Une crise sociale inédite depuis 2009
Depuis plusieurs jours, Madagascar est secoué par des manifestations d’une ampleur inédite depuis 2009. La jeunesse malgache, exaspérée par les coupures d’eau et d’électricité, la pauvreté endémique et un accès dramatiquement insuffisant à la santé et à l’éducation, est descendue dans la rue. La répression a déjà fait plus d’une vingtaine de mort·es et une centaine de blessé·es.
Cette crise révèle une double urgence : celle de soutenir les aspirations légitimes des populations malgaches à une vie digne, et celle d’assurer la protection effective de nos compatriotes établi·es dans des zones à risque. Face à cette situation, dans notre courrier du 8 octobre nous avons soumis plusieurs interrogations à la Direction des Français à l’étranger et de l’administration consulaire et nous comptons interpeller le prochain gouvernement pour obtenir des clarifications sur les dispositifs de gestion de crise et leur amélioration.
Une diplomatie qui protège et qui soutient
Au-delà de ces aspects sur la protection de notre communauté établie à l’étranger en période de crise, la situation malgache nous rappelle l’exigence d’une diplomatie équilibrée. Madagascar est un pays riche en ressources naturelles mais – comme souvent – surexploité, et la pauvreté s’accroît jusqu’à atteindre un taux de 75 % selon la Banque mondiale. L’accès insuffisant à l’eau, à la santé et à l’éducation ne peut continuer à être relégué au second plan.
La diplomatie française doit protéger ses ressortissant·es et soutenir les aspirations légitimes des populations locales à une vie digne. Nous croyons sincèrement que ces deux objectifs ne sont pas contradictoires. Une société malgache plus juste et plus prospère sera aussi une société plus stable, où l’on peut vivre en sécurité. À l’inverse, une approche diplomatique purement sécuritaire ou économique, reléguant au second plan les enjeux sociaux, environnementaux et de souveraineté, ne peut répondre efficacement aux crises présentes et futures.
Des projets contestés et des orientations critiquées
Or les orientations données par le Président de la République lors de sa visite à Madagascar les 23 et 24 avril 2025 relèvent essentiellement d’une approche sécuritaire et commerciale. Il s’agirait pour la France de sécuriser les eaux malgaches et de valoriser l’offre française.
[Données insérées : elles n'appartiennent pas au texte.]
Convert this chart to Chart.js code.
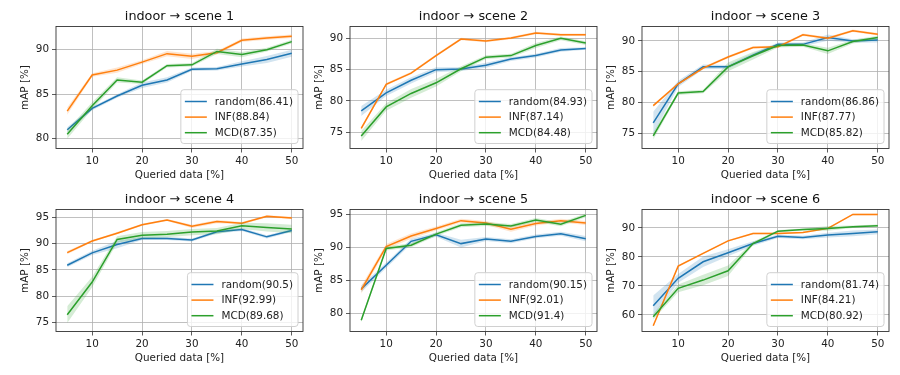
<!DOCTYPE html>
<html>
<head>
<meta charset="utf-8">
<script src="https://cdn.jsdelivr.net/npm/chart.js@4.4.1/dist/chart.umd.min.js"></script>
<style>
  body { margin: 0; background: #fff; width: 900px; height: 375px; position: relative; overflow: hidden; }
  canvas { position: absolute; }
</style>
</head>
<body>
<canvas id="c1" width="311" height="184" style="left:0px;top:0px"></canvas>
<canvas id="c2" width="311" height="184" style="left:294px;top:0px"></canvas>
<canvas id="c3" width="311" height="184" style="left:586px;top:0px"></canvas>
<canvas id="c4" width="311" height="184" style="left:0px;top:183px"></canvas>
<canvas id="c5" width="311" height="184" style="left:294px;top:183px"></canvas>
<canvas id="c6" width="311" height="184" style="left:586px;top:183px"></canvas>
<script>
// x values and labels shared by all panels
const queried = [5, 10, 15, 20, 25, 30, 35, 40, 45, 50];
const xTicks = [10, 20, 30, 40, 50];
const methods = ['random', 'INF', 'MCD'];
const colors = ['#1f77b4', '#ff7f0e', '#2ca02c'];

// scene 1
const random1 = [81.0, 83.4, 84.8, 86.0, 86.6, 87.8, 87.85, 88.4, 88.9, 89.6];
const inf1 = [83.1, 87.15, 87.7, 88.6, 89.55, 89.25, 89.65, 91.05, 91.3, 91.5];
const mcd1 = [80.5, 83.7, 86.6, 86.35, 88.2, 88.3, 89.8, 89.45, 90.0, 90.9];
const randomStd1 = [0.3, 0.2, 0.2, 0.3, 0.3, 0.2, 0.2, 0.3, 0.4, 0.4];
const infStd1 = [0.4, 0.2, 0.3, 0.2, 0.3, 0.3, 0.2, 0.2, 0.2, 0.2];
const mcdStd1 = [0.5, 0.4, 0.3, 0.2, 0.2, 0.2, 0.3, 0.3, 0.2, 0.2];
const scores1 = [86.41, 88.84, 87.35];
const yTicks1 = [80, 85, 90];

// scene 2
const random2 = [78.4, 81.3, 83.3, 85.0, 85.1, 85.7, 86.7, 87.25, 88.15, 88.4];
const inf2 = [75.6, 82.65, 84.45, 87.25, 89.9, 89.6, 90.05, 90.85, 90.6, 90.6];
const mcd2 = [74.4, 79.05, 81.2, 82.9, 85.15, 87.0, 87.25, 88.85, 90.0, 89.25];
const randomStd2 = [0.8, 0.5, 0.5, 0.4, 0.3, 0.4, 0.3, 0.3, 0.3, 0.2];
const infStd2 = [0.3, 0.2, 0.2, 0.2, 0.2, 0.2, 0.2, 0.2, 0.2, 0.2];
const mcdStd2 = [0.8, 0.6, 0.7, 0.6, 0.4, 0.3, 0.3, 0.4, 0.3, 0.3];
const scores2 = [84.93, 87.14, 84.48];
const yTicks2 = [75, 80, 85, 90];

// scene 3
const random3 = [76.7, 83.05, 85.8, 85.8, 87.7, 89.45, 89.45, 90.55, 90.0, 90.15];
const inf3 = [79.5, 83.05, 85.6, 87.4, 88.95, 89.05, 91.0, 90.45, 91.65, 91.1];
const mcd3 = [74.6, 81.55, 81.8, 85.8, 87.6, 89.25, 89.35, 88.4, 89.9, 90.55];
const randomStd3 = [1.8, 0.5, 0.4, 0.3, 0.3, 0.3, 0.3, 0.5, 0.3, 0.4];
const infStd3 = [0.2, 0.2, 0.2, 0.2, 0.2, 0.2, 0.2, 0.2, 0.2, 0.2];
const mcdStd3 = [0.6, 0.3, 0.3, 0.7, 0.6, 0.3, 0.3, 0.5, 0.3, 0.3];
const scores3 = [86.86, 87.77, 85.82];
const yTicks3 = [75, 80, 85, 90];

// scene 4
const random4 = [85.9, 88.25, 89.85, 91.0, 91.0, 90.7, 92.25, 92.7, 91.3, 92.5];
const inf4 = [88.3, 90.5, 92.0, 93.6, 94.5, 93.3, 94.2, 93.9, 95.2, 94.9];
const mcd4 = [76.5, 82.7, 90.8, 91.6, 91.8, 92.2, 92.4, 93.4, 93.1, 92.8];
const randomStd4 = [0.4, 0.4, 0.7, 0.3, 0.3, 0.3, 0.3, 0.3, 0.3, 0.3];
const infStd4 = [0.3, 0.2, 0.2, 0.2, 0.2, 0.3, 0.3, 0.2, 0.2, 0.2];
const mcdStd4 = [1.6, 1.0, 0.6, 0.6, 0.6, 0.6, 0.6, 0.6, 0.8, 0.8];
const scores4 = [90.5, 92.99, 89.68];
const yTicks4 = [75, 80, 85, 90, 95];

// scene 5
const random5 = [83.7, 87.3, 90.95, 91.95, 90.6, 91.3, 90.95, 91.7, 92.1, 91.35];
const inf5 = [83.55, 90.15, 91.75, 92.9, 94.1, 93.75, 92.8, 93.65, 94.1, 93.75];
const mcd5 = [78.9, 89.85, 90.35, 92.05, 93.4, 93.6, 93.3, 94.2, 93.55, 94.9];
const randomStd5 = [0.5, 0.4, 0.4, 0.3, 0.6, 0.3, 0.3, 0.3, 0.3, 0.4];
const infStd5 = [0.6, 0.4, 0.4, 0.3, 0.3, 0.3, 0.4, 0.3, 0.3, 0.3];
const mcdStd5 = [0.3, 0.3, 0.3, 0.3, 0.3, 0.3, 0.3, 0.3, 0.3, 0.3];
const scores5 = [90.15, 92.01, 91.4];
const yTicks5 = [80, 85, 90, 95];

// scene 6
const random6 = [63.2, 72.6, 78.3, 81.4, 84.6, 87.1, 86.7, 87.5, 88.05, 88.6];
const inf6 = [56.3, 76.8, 81.2, 85.5, 88.05, 88.05, 88.4, 89.8, 94.6, 94.6];
const mcd6 = [59.4, 69.15, 72.0, 75.2, 84.6, 88.85, 89.4, 89.8, 90.35, 90.7];
const randomStd6 = [3.5, 1.5, 1.8, 1.2, 0.8, 0.6, 0.6, 0.8, 1.0, 0.8];
const infStd6 = [0.3, 0.3, 0.3, 0.3, 0.3, 0.3, 0.3, 0.3, 0.3, 0.3];
const mcdStd6 = [1.0, 1.3, 1.8, 1.8, 0.6, 0.4, 0.4, 0.8, 0.4, 0.4];
const scores6 = [81.74, 84.21, 80.92];
const yTicks6 = [60, 70, 80, 90];

const panels = [
  { id: 'c1', title: 'indoor → scene 1', means: [random1, inf1, mcd1], stds: [randomStd1, infStd1, mcdStd1], scores: scores1, yTicks: yTicks1, yMin: 78.9, yMax: 92.6 },
  { id: 'c2', title: 'indoor → scene 2', means: [random2, inf2, mcd2], stds: [randomStd2, infStd2, mcdStd2], scores: scores2, yTicks: yTicks2, yMin: 72.4, yMax: 91.9 },
  { id: 'c3', title: 'indoor → scene 3', means: [random3, inf3, mcd3], stds: [randomStd3, infStd3, mcdStd3], scores: scores3, yTicks: yTicks3, yMin: 72.55, yMax: 92.35 },
  { id: 'c4', title: 'indoor → scene 4', means: [random4, inf4, mcd4], stds: [randomStd4, infStd4, mcdStd4], scores: scores4, yTicks: yTicks4, yMin: 73.3, yMax: 96.5 },
  { id: 'c5', title: 'indoor → scene 5', means: [random5, inf5, mcd5], stds: [randomStd5, infStd5, mcdStd5], scores: scores5, yTicks: yTicks5, yMin: 77.2, yMax: 95.8 },
  { id: 'c6', title: 'indoor → scene 6', means: [random6, inf6, mcd6], stds: [randomStd6, infStd6, mcdStd6], scores: scores6, yTicks: yTicks6, yMin: 54.3, yMax: 96.3 },
];

Chart.defaults.font.family = 'DejaVu Sans';
Chart.defaults.font.size = 10.4;
Chart.defaults.color = '#222';

function rgba(hex, a) {
  const n = parseInt(hex.slice(1), 16);
  return `rgba(${n >> 16},${(n >> 8) & 255},${n & 255},${a})`;
}

// black box round the plot area, like matplotlib spines
const framePlugin = {
  id: 'frame',
  afterDraw(chart) {
    const { ctx, chartArea: a } = chart;
    ctx.save();
    ctx.strokeStyle = '#333';
    ctx.lineWidth = 0.9;
    ctx.strokeRect(a.left, a.top, a.right - a.left, a.bottom - a.top);
    ctx.restore();
  }
};

// legend inside the plot, lower right
const boxLegend = {
  id: 'boxLegend',
  afterDatasetsDraw(chart) {
    const { ctx, chartArea: a } = chart;
    const items = chart.data.datasets.filter(d => d.legendIndex !== undefined)
      .sort((p, q) => p.legendIndex - q.legendIndex);
    ctx.save();
    ctx.font = '10.4px "DejaVu Sans"';
    const textW = Math.max(...items.map(d => ctx.measureText(d.label).width));
    const rowH = 15.6;
    const w = 4 + 22 + 8 + textW + 5;
    const h = 8 + rowH * items.length - 1;
    const x = a.right - 5 - w;
    const y = a.bottom - 5 - h;
    ctx.beginPath();
    ctx.roundRect(x, y, w, h, 3);
    ctx.fillStyle = 'rgba(255,255,255,0.8)';
    ctx.fill();
    ctx.strokeStyle = '#d0d0d0';
    ctx.lineWidth = 1;
    ctx.stroke();
    items.forEach((d, i) => {
      const cy = y + 4 + rowH * i + rowH / 2;
      ctx.beginPath();
      ctx.moveTo(x + 4, cy);
      ctx.lineTo(x + 26, cy);
      ctx.strokeStyle = d.borderColor;
      ctx.lineWidth = 1.5;
      ctx.stroke();
      ctx.fillStyle = '#222';
      ctx.textBaseline = 'middle';
      ctx.fillText(d.label, x + 34, cy + 0.5);
    });
    ctx.restore();
  }
};

panels.forEach(p => {
  const datasets = [];
  // matplotlib draws MCD last (on top); Chart.js puts lower indices on top
  for (let i = methods.length - 1; i >= 0; i--) {
    const m = p.means[i], s = p.stds[i];
    datasets.push({
      label: `${methods[i]}(${p.scores[i]})`,
      legendIndex: i,
      data: queried.map((q, j) => ({ x: q, y: m[j] })),
      borderColor: colors[i],
      borderWidth: 1.5,
      pointRadius: 0,
      fill: false
    });
    datasets.push({
      data: queried.map((q, j) => ({ x: q, y: m[j] + s[j] })),
      borderWidth: 0,
      pointRadius: 0,
      fill: false
    });
    datasets.push({
      data: queried.map((q, j) => ({ x: q, y: m[j] - s[j] })),
      borderWidth: 0,
      pointRadius: 0,
      backgroundColor: rgba(colors[i], 0.2),
      fill: '-1'
    });
  }

  new Chart(document.getElementById(p.id), {
    type: 'line',
    data: { datasets },
    plugins: [boxLegend, framePlugin],
    options: {
      responsive: false,
      animation: false,
      devicePixelRatio: 1,
      layout: { padding: { left: 0, top: 0, right: 8, bottom: 0 } },
      plugins: {
        legend: { display: false },
        tooltip: { enabled: false },
        title: {
          display: true,
          fullSize: false,
          text: p.title,
          color: '#111',
          font: { size: 12.8, weight: 'normal' },
          padding: { top: 8.8, bottom: 2.34 }
        }
      },
      scales: {
        x: {
          type: 'linear',
          min: 2.75,
          max: 52.25,
          afterBuildTicks: s => { s.ticks = xTicks.map(v => ({ value: v })); },
          afterFit: s => { s.height = 35.5; },
          ticks: { padding: 3, maxRotation: 0 },
          grid: { color: '#b0b0b0', lineWidth: 0.8, tickColor: '#333', tickLength: 4, tickWidth: 0.8 },
          border: { display: false },
          title: { display: true, text: 'Queried data [%]', padding: { top: 0, bottom: 2.76 } }
        },
        y: {
          min: p.yMin,
          max: p.yMax,
          afterBuildTicks: s => { s.ticks = p.yTicks.map(v => ({ value: v })); },
          afterFit: s => { s.width = 56; },
          ticks: { padding: 3 },
          grid: { color: '#b0b0b0', lineWidth: 0.8, tickColor: '#333', tickLength: 4, tickWidth: 0.8 },
          border: { display: false },
          title: { display: true, text: 'mAP [%]', padding: { top: 18.76, bottom: 0 } }
        }
      }
    }
  });
});
</script>
</body>
</html>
Le Président de la République a cité en exemple à répliquer le téléphérique de Tananarive. Ce projet d’un coût de 152 M€, financé par un prêt du Trésor et un prêt de la Société Générale garanti par la BPI, a déjà fait l’objet de questions au gouvernement : il est totalement inadapté aux besoins de la population, en raison de ses tarifs, de son tracé et du manque d’électricité. Le téléphérique, vivement critiqué sur place, a été incendié le 25 septembre. Un projet d’usine d’engrais a été annoncé par le Président de la République Française, sans analyse de la situation de l’agriculture malgache et des raisons du faible recours aux engrais des paysans.
Par ailleurs, la question des îles éparses n’est pas traitée sur le fond. Enfin les polémiques actuelles sur la nationalité française obtenue en 2014 par le Président Rajoelina prennent de l’ampleur avec la crise.
Vers une politique étrangère responsable et cohérente
La situation actuelle à Madagascar n’est qu’un exemple supplémentaire qui démontre que les enjeux de sécurité de nos ressortissant·es, de soutien aux populations, de justice sociale et de souveraineté doivent être au cœur d’une politique étrangère responsable et cohérente. Nous appelons de nos vœux, une diplomatie qui protège en même temps qu’elle accompagne, qui sécurise en même temps qu’elle soutient, en s’appuyant sur la représentation démocratique locale, en contact quotidien avec les ressortissant·es français·es et la population malgache. Les aspirations des malgaches doivent être pleinement pris en compte dans la définition de cette politique.